▶ [Your instructions] Copy out all lines in the data below containing the string "chart".

▶ [Dataset content]
—————

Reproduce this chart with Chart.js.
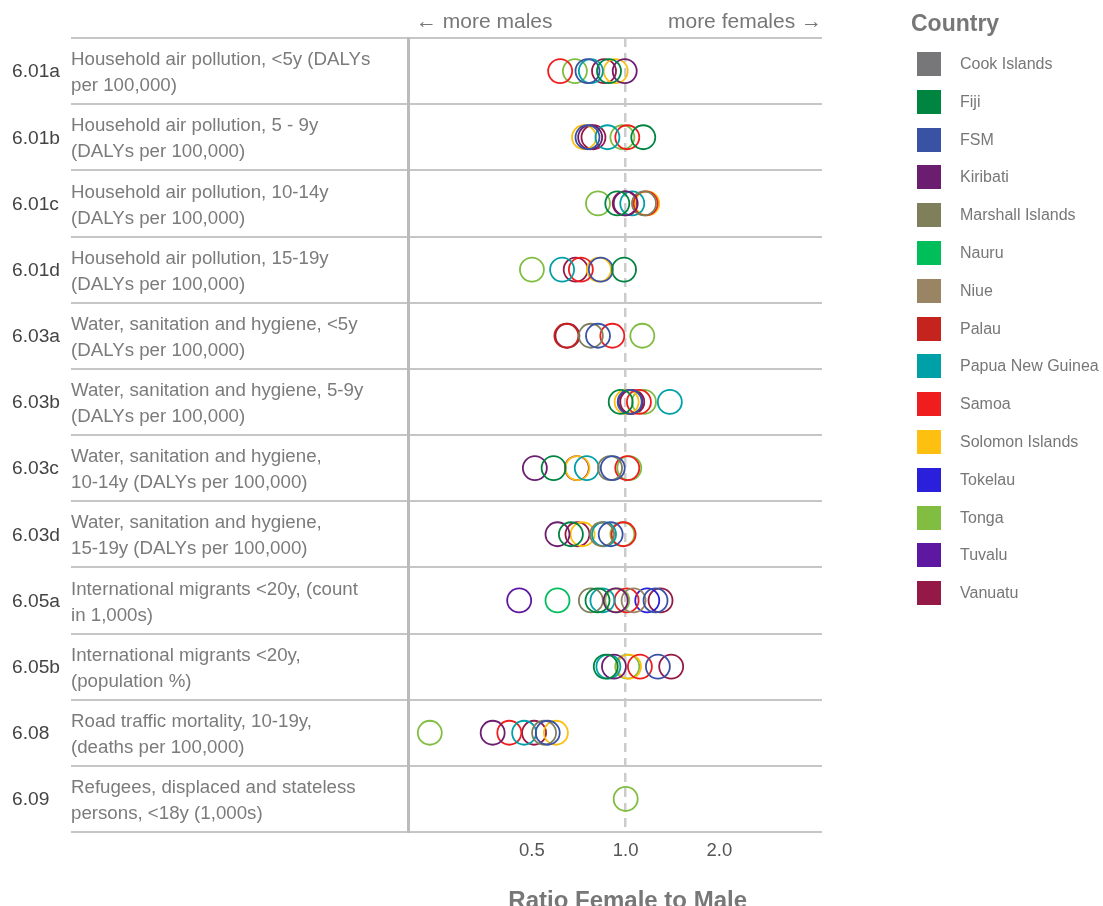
<!DOCTYPE html>
<html>
<head>
<meta charset="utf-8">
<script src="https://cdn.jsdelivr.net/npm/chart.js@4.4.1/dist/chart.umd.min.js"></script>
<style>
  html, body { margin: 0; padding: 0; background: #fff; }
  #wrap { position: relative; width: 1103px; height: 906px; overflow: hidden; font-family: "Liberation Sans", Arial, sans-serif; }
  #chart { position: absolute; left: 0; top: 0; }
  #legend { position: absolute; left: 911px; top: 0; width: 192px; }
  #legend .title { position: absolute; left: 0; top: 10px; font-weight: bold; font-size: 23px; color: #777; white-space: nowrap; }
  #legend .item { position: absolute; left: 6px; height: 24px; white-space: nowrap; }
  #legend .sw { position: absolute; left: 0; top: 0; width: 24px; height: 24px; }
  #legend .lb { position: absolute; left: 43px; top: 3px; font-size: 16px; line-height: 18px; color: #777; }
</style>
</head>
<body>
<div id="wrap">
  <canvas id="chart" width="1103" height="906"></canvas>
  <div id="legend"></div>
</div>
<script>
// ---- categories ----
const CODES = ['6.01a','6.01b','6.01c','6.01d','6.03a','6.03b','6.03c','6.03d','6.05a','6.05b','6.08','6.09'];
const DESCRIPTIONS = [
  ['Household air pollution, <5y (DALYs', 'per 100,000)'],
  ['Household air pollution, 5 - 9y', '(DALYs per 100,000)'],
  ['Household air pollution, 10-14y', '(DALYs per 100,000)'],
  ['Household air pollution, 15-19y', '(DALYs per 100,000)'],
  ['Water, sanitation and hygiene, <5y', '(DALYs per 100,000)'],
  ['Water, sanitation and hygiene, 5-9y', '(DALYs per 100,000)'],
  ['Water, sanitation and hygiene,', '10-14y (DALYs per 100,000)'],
  ['Water, sanitation and hygiene,', '15-19y (DALYs per 100,000)'],
  ['International migrants <20y, (count', 'in 1,000s)'],
  ['International migrants <20y,', '(population %)'],
  ['Road traffic mortality, 10-19y,', '(deaths per 100,000)'],
  ['Refugees, displaced and stateless', 'persons, <18y (1,000s)']
];
const COUNTRIES = ['Cook Islands','Fiji','FSM','Kiribati','Marshall Islands','Nauru','Niue','Palau','Papua New Guinea','Samoa','Solomon Islands','Tokelau','Tonga','Tuvalu','Vanuatu'];
const TICK_VALUES = [0.5, 1, 2];

// ---- series values (ratio female to male), one entry per category ----
const COOK_ISLANDS = [null,null,null,null,null,null,null,null,null,null,null,null];
const FIJI         = [0.884,1.139,0.94,0.988,null,0.964,0.587,0.667,0.812,0.863,null,null];
const FSM          = [0.754,0.754,null,0.832,0.815,1.03,0.909,0.895,1.247,1.269,0.562,null];
const KIRIBATI     = [0.993,0.769,1.0,null,null,1.037,0.511,0.604,0.929,0.917,0.374,null];
const MARSHALL     = [null,null,1.145,null,0.773,null,0.891,0.84,0.773,null,0.547,null];
const NAURU        = [null,null,null,null,null,null,null,null,0.604,null,null,null];
const NIUE         = [null,null,null,null,null,null,null,null,1.06,null,null,null];
const PALAU        = [null,null,null,null,0.645,null,null,null,null,null,null,null];
const PNG          = [0.773,0.874,1.05,0.625,null,1.386,0.75,0.852,0.842,0.88,0.472,null];
const SAMOA        = [0.616,1.012,1.159,0.718,0.906,1.103,1.012,0.985,1.007,1.111,0.423,null];
const SOLOMON      = [0.929,0.735,1.173,0.821,null,1.007,0.70,0.727,null,1.025,0.597,null];
const TOKELAU      = [null,null,null,null,null,null,null,null,1.173,null,null,null];
const TONGA        = [0.687,0.976,0.815,0.5,1.131,1.145,1.027,0.976,0.94,1.012,0.235,1.0];
const TUVALU       = [null,null,null,null,null,null,null,null,0.455,null,null,null];
const VANUATU      = [0.852,0.788,0.993,0.691,0.65,1.05,0.697,0.70,1.294,1.4,0.508,null];

const SERIES = [COOK_ISLANDS,FIJI,FSM,KIRIBATI,MARSHALL,NAURU,NIUE,PALAU,PNG,SAMOA,SOLOMON,TOKELAU,TONGA,TUVALU,VANUATU];

// ---- styles ----
const COLORS = ['#77777a','#008540','#3a52a4','#6b1e6f','#7f805b','#00bf5b','#998463','#c4241d','#00a0a8','#ef1d1d','#fdc010','#2a20db','#80bd41','#5e17a1','#951946'];
const FONT = '"Liberation Sans", Arial, sans-serif';

const datasets = COUNTRIES.map((name, k) => ({
  label: name,
  data: SERIES[k].map((v, i) => v == null ? null : { x: v, y: CODES[i] }).filter(Boolean),
  borderColor: COLORS[k],
  backgroundColor: 'rgba(0,0,0,0)',
  pointRadius: 12,
  pointBorderWidth: 1.8,
  pointHoverRadius: 12,
  showLine: false
}));

const labelsPlugin = {
  id: 'rowLabels',
  afterDraw(chart) {
    const ctx = chart.ctx;
    const ys = chart.scales.y;
    const xs = chart.scales.x;
    ctx.save();
    ctx.textBaseline = 'middle';
    CODES.forEach((code, i) => {
      const y = ys.getPixelForValue(i);
      ctx.fillStyle = '#444';
      ctx.font = '19.2px ' + FONT;
      ctx.textAlign = 'left';
      ctx.fillText(code, 12, y + 1);
      ctx.fillStyle = '#7b7b7b';
      ctx.font = '18.7px ' + FONT;
      ctx.fillText(DESCRIPTIONS[i][0], 71, y - 11);
      ctx.fillText(DESCRIPTIONS[i][1], 71, y + 15);
    });
    ctx.fillStyle = '#777';
    ctx.font = '21px ' + FONT;
    ctx.textAlign = 'left';
    ctx.fillText('\u2190 more males', 416, 22);
    ctx.textAlign = 'right';
    ctx.fillText('more females \u2192', chart.chartArea.right, 22);
    // axis title
    ctx.font = 'bold 24px ' + FONT;
    ctx.textAlign = 'center';
    ctx.textBaseline = 'alphabetic';
    ctx.fillText('Ratio Female to Male', xs.getPixelForValue(1) + 2, 908);
    ctx.restore();
  }
};

new Chart(document.getElementById('chart'), {
  type: 'scatter',
  data: { datasets },
  plugins: [labelsPlugin],
  options: {
    responsive: false,
    animation: false,
    events: [],
    layout: { padding: { left: 71, right: 281, top: 38, bottom: 0 } },
    plugins: { legend: { display: false }, tooltip: { enabled: false } },
    scales: {
      x: {
        type: 'logarithmic',
        min: 0.2,
        max: 4.27,
        afterBuildTicks: (s) => { s.ticks = TICK_VALUES.map(v => ({ value: v })); },
        afterFit: (s) => { s.height = 74; },
        ticks: {
          color: '#555',
          font: { family: FONT, size: 18.5 },
          padding: 8,
          maxRotation: 0,
          autoSkip: false,
          callback: (v) => Number(v).toFixed(1)
        },
        grid: {
          drawTicks: false,
          lineWidth: 2.5,
          color: (c) => (c.tick && c.tick.value === 1) ? '#cccccc' : 'rgba(0,0,0,0)'
        },
        border: { display: false, dash: [9, 6] },
        title: { display: false }
      },
      y: {
        type: 'category',
        labels: CODES,
        offset: true,
        afterFit: (s) => { s.width = 337; },
        ticks: { display: false },
        grid: {
          offset: true,
          drawTicks: true,
          tickLength: 337,
          color: '#c6c6c6',
          lineWidth: 2
        },
        border: { display: true, color: '#bbbbbb', width: 3 }
      }
    }
  }
});

// ---- HTML legend ----
const lg = document.getElementById('legend');
const t = document.createElement('div');
t.className = 'title';
t.textContent = 'Country';
lg.appendChild(t);
COUNTRIES.forEach((name, k) => {
  const it = document.createElement('div');
  it.className = 'item';
  it.style.top = (52 + k * 37.8) + 'px';
  const sw = document.createElement('div');
  sw.className = 'sw';
  sw.style.background = COLORS[k];
  const lb = document.createElement('div');
  lb.className = 'lb';
  lb.textContent = name;
  it.appendChild(sw);
  it.appendChild(lb);
  lg.appendChild(it);
});
</script>
</body>
</html>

—————

▶ [Completed task]
Reproduce this chart with Chart.js.
<script src="https://cdn.jsdelivr.net/npm/chart.js@4.4.1/dist/chart.umd.min.js"></script>
  #chart { position: absolute; left: 0; top: 0; }
  <canvas id="chart" width="1103" height="906"></canvas>
  afterDraw(chart) {
    const ctx = chart.ctx;
    const ys = chart.scales.y;
    const xs = chart.scales.x;
    ctx.fillText('more females \u2192', chart.chartArea.right, 22);
new Chart(document.getElementById('chart'), {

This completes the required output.